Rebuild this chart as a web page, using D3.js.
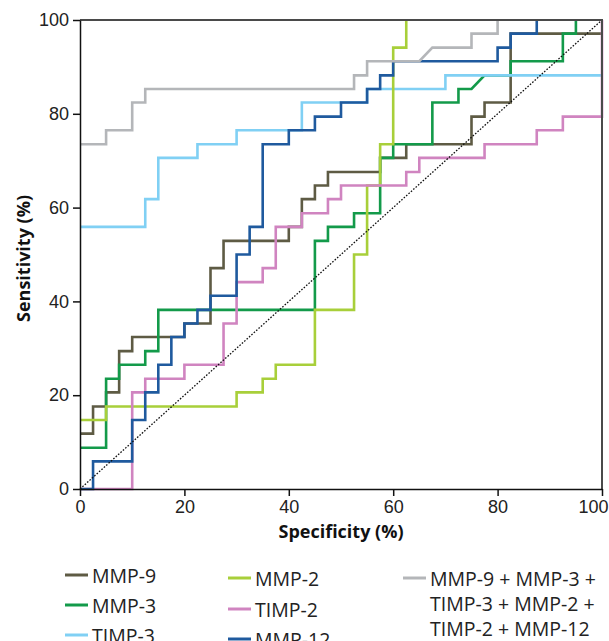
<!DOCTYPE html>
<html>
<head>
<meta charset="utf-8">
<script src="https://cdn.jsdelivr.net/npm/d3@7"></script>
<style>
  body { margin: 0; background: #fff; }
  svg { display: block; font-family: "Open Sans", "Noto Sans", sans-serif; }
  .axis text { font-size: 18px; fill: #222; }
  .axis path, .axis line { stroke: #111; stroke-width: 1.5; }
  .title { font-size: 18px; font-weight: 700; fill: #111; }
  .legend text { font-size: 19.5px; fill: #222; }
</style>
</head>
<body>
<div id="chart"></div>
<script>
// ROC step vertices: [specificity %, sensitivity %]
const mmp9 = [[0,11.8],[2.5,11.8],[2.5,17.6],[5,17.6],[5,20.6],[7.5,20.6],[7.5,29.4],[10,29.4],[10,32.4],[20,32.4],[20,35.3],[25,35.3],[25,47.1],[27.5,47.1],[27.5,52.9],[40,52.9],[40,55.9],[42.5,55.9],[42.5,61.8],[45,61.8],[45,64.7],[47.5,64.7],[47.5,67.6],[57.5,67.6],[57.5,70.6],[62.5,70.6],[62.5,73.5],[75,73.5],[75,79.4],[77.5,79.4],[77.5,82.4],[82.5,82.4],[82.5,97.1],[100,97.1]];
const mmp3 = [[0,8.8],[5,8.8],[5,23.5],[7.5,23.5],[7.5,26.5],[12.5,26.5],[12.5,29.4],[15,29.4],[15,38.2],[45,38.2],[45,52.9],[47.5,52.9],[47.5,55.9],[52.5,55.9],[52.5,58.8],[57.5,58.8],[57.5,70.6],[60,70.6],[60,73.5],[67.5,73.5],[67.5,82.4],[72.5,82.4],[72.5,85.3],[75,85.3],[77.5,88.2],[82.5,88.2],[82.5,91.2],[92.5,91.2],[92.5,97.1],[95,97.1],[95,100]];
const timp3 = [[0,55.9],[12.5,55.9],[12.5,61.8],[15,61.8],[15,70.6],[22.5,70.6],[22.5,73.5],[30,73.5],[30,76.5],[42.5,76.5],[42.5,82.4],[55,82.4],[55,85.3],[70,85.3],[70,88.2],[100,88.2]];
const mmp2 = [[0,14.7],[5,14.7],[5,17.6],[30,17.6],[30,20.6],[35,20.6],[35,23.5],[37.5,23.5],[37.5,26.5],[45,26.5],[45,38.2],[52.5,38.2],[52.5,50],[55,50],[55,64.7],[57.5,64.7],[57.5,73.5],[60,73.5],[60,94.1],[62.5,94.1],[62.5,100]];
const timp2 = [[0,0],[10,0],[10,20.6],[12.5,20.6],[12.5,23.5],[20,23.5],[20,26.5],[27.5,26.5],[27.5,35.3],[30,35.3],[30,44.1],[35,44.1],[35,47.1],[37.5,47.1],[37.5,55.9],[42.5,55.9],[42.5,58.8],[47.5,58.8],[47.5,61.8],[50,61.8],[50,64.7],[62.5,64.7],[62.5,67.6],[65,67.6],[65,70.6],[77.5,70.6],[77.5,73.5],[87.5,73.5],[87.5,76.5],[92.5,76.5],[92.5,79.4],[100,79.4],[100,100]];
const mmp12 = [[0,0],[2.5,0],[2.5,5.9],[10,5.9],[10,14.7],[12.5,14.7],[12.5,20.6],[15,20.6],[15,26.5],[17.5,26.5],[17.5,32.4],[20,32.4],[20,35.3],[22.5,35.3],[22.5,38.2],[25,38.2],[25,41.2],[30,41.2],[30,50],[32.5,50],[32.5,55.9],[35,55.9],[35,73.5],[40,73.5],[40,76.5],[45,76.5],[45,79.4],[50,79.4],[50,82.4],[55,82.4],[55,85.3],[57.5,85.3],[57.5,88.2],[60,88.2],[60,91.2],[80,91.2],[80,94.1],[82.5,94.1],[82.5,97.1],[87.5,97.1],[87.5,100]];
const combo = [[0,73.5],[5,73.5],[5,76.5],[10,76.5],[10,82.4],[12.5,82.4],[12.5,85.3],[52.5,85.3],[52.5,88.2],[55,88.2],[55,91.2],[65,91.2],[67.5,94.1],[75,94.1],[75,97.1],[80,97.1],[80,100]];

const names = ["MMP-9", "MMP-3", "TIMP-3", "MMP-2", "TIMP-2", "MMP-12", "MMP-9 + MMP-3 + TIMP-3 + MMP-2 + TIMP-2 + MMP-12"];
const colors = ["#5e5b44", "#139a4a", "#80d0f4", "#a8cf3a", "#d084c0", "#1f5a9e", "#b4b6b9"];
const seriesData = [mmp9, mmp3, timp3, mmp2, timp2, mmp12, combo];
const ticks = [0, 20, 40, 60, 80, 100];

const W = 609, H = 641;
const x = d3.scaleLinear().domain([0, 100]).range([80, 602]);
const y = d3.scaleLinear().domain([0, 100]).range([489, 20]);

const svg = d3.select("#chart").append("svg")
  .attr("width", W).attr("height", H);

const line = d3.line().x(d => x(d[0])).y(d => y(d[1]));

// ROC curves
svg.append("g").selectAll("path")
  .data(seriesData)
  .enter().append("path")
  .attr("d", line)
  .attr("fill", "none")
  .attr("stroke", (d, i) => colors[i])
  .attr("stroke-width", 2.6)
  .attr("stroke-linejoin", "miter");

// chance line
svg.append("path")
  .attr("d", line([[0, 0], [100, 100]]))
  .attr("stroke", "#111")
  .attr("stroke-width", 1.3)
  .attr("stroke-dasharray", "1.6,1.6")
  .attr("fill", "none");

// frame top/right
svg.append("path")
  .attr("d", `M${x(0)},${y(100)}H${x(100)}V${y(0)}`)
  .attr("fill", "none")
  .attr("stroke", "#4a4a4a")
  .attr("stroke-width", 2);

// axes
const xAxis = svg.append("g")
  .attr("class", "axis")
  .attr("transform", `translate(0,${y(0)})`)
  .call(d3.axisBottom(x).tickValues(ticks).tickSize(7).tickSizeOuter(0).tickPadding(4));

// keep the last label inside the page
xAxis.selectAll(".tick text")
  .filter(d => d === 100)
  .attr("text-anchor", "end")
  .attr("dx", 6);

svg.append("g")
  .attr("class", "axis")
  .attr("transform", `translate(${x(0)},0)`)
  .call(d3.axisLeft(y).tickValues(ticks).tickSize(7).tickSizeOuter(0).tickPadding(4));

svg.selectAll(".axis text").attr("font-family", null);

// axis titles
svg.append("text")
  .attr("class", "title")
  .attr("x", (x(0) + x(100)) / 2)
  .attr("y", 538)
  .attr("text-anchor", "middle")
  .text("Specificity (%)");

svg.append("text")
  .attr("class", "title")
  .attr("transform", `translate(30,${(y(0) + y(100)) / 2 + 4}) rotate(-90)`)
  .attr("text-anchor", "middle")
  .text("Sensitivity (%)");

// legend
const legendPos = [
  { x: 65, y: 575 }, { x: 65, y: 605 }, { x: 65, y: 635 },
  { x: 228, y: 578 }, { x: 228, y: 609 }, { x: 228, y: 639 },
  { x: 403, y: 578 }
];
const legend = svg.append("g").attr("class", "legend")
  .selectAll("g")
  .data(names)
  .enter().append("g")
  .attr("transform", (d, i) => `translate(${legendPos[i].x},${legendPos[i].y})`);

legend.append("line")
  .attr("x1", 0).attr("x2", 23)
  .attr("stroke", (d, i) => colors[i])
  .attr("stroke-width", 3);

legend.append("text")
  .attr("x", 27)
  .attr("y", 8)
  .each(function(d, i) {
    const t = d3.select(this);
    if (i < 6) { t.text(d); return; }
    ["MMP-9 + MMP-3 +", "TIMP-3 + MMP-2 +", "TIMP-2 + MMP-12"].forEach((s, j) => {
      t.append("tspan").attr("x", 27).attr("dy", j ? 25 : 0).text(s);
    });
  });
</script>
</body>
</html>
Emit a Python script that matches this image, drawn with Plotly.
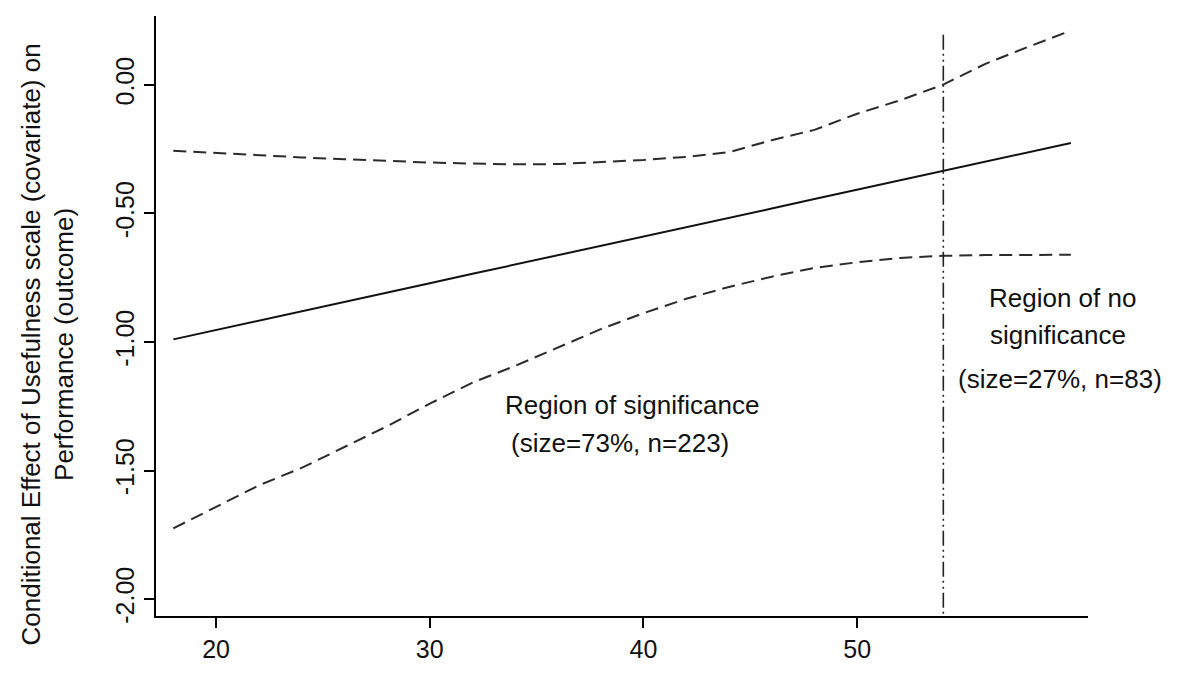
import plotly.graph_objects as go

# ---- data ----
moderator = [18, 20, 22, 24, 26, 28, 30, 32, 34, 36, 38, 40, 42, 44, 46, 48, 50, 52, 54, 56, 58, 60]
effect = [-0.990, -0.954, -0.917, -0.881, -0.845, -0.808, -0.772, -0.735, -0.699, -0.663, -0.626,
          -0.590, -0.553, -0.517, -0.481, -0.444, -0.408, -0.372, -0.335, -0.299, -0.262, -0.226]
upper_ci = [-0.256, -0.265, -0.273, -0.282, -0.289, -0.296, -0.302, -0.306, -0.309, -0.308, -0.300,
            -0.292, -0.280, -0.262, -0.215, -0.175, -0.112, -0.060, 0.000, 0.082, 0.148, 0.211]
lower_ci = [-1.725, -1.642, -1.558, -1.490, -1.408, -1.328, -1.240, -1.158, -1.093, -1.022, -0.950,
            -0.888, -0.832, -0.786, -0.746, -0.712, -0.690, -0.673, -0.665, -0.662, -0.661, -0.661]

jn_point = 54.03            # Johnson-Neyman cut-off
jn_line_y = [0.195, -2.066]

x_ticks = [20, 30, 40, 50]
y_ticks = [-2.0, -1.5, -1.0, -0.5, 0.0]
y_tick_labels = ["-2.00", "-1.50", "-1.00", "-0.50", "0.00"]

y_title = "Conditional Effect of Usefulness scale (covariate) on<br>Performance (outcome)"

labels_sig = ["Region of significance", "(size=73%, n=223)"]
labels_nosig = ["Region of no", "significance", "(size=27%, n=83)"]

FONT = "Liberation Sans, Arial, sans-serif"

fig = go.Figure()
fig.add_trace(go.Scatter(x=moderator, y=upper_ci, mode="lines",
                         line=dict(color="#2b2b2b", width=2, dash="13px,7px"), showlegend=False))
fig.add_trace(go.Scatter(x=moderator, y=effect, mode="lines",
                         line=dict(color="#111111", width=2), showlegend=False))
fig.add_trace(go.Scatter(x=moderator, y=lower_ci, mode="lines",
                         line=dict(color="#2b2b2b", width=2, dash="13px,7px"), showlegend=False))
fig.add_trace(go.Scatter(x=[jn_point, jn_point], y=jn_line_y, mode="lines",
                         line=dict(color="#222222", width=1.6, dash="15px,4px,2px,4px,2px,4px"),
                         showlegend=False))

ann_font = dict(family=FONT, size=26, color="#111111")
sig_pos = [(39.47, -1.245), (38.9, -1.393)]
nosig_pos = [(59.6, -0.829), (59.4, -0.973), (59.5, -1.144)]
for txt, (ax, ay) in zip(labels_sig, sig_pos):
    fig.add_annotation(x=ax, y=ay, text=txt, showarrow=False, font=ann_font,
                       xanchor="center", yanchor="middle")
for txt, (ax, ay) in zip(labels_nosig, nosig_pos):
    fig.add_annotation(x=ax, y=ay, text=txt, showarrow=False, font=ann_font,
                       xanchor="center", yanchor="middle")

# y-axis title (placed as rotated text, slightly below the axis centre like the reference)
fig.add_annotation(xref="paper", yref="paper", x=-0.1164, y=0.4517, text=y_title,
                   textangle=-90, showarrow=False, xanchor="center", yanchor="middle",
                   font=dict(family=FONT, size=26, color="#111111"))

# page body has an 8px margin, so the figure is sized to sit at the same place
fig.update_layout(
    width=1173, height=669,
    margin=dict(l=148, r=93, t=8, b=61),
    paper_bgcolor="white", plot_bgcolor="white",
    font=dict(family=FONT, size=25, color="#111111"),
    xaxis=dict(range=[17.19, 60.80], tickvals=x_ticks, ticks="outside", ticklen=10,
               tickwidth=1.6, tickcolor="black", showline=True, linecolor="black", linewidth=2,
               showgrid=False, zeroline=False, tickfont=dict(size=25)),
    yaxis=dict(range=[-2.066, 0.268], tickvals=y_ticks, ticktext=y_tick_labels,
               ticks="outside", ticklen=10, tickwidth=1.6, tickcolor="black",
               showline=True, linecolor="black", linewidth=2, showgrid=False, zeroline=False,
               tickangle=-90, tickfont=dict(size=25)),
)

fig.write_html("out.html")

_ _ _ _ _

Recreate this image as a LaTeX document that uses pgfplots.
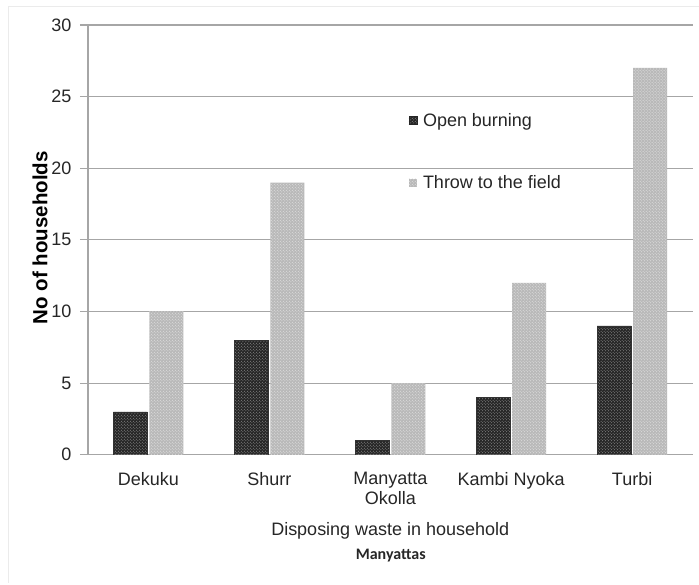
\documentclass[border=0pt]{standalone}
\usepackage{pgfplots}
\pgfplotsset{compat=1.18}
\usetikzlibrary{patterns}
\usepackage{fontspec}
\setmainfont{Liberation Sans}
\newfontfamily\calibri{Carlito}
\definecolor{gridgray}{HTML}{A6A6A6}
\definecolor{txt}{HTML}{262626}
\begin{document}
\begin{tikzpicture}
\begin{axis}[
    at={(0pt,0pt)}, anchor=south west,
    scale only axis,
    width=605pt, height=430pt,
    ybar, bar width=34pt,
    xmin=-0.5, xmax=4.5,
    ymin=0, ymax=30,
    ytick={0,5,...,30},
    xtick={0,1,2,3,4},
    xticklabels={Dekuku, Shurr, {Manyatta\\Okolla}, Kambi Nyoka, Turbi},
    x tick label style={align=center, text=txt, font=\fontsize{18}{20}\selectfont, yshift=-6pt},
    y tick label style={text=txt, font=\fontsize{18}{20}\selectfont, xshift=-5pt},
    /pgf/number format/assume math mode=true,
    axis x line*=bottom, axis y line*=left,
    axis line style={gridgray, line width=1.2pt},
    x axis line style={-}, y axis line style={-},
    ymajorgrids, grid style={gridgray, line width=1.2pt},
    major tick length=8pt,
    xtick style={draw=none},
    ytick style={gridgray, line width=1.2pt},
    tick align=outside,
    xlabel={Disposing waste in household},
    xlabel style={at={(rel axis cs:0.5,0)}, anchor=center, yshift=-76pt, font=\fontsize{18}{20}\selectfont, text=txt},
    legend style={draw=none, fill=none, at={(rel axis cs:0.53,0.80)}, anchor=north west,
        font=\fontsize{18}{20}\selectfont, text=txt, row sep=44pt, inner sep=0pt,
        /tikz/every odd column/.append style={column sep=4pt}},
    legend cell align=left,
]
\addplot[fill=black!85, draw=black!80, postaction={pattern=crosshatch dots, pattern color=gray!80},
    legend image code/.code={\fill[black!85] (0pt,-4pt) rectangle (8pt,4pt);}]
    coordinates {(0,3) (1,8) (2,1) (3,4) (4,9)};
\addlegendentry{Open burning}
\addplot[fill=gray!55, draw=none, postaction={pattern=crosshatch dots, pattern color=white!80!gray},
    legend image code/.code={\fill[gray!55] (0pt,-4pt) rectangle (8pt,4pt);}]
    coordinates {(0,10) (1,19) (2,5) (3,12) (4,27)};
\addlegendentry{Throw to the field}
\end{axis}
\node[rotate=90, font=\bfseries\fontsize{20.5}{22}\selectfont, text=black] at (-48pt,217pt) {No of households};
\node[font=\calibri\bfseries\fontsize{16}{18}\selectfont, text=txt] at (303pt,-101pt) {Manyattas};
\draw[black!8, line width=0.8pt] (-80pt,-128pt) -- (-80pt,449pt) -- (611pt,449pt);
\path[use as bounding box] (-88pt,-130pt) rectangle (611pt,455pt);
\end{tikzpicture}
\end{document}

_ _ _ _ _

[SHORT EXERCISE]:
Go to the line that contains "Emit a Python" and copy from there down to the line that contains "-0.662, -0.661, -0.661]", with both lines included. Pass over the pictures.

[RESPONSE TO THE EXERCISE]:
Emit a Python script that matches this image, drawn with Plotly.
import plotly.graph_objects as go

# ---- data ----
moderator = [18, 20, 22, 24, 26, 28, 30, 32, 34, 36, 38, 40, 42, 44, 46, 48, 50, 52, 54, 56, 58, 60]
effect = [-0.990, -0.954, -0.917, -0.881, -0.845, -0.808, -0.772, -0.735, -0.699, -0.663, -0.626,
          -0.590, -0.553, -0.517, -0.481, -0.444, -0.408, -0.372, -0.335, -0.299, -0.262, -0.226]
upper_ci = [-0.256, -0.265, -0.273, -0.282, -0.289, -0.296, -0.302, -0.306, -0.309, -0.308, -0.300,
            -0.292, -0.280, -0.262, -0.215, -0.175, -0.112, -0.060, 0.000, 0.082, 0.148, 0.211]
lower_ci = [-1.725, -1.642, -1.558, -1.490, -1.408, -1.328, -1.240, -1.158, -1.093, -1.022, -0.950,
            -0.888, -0.832, -0.786, -0.746, -0.712, -0.690, -0.673, -0.665, -0.662, -0.661, -0.661]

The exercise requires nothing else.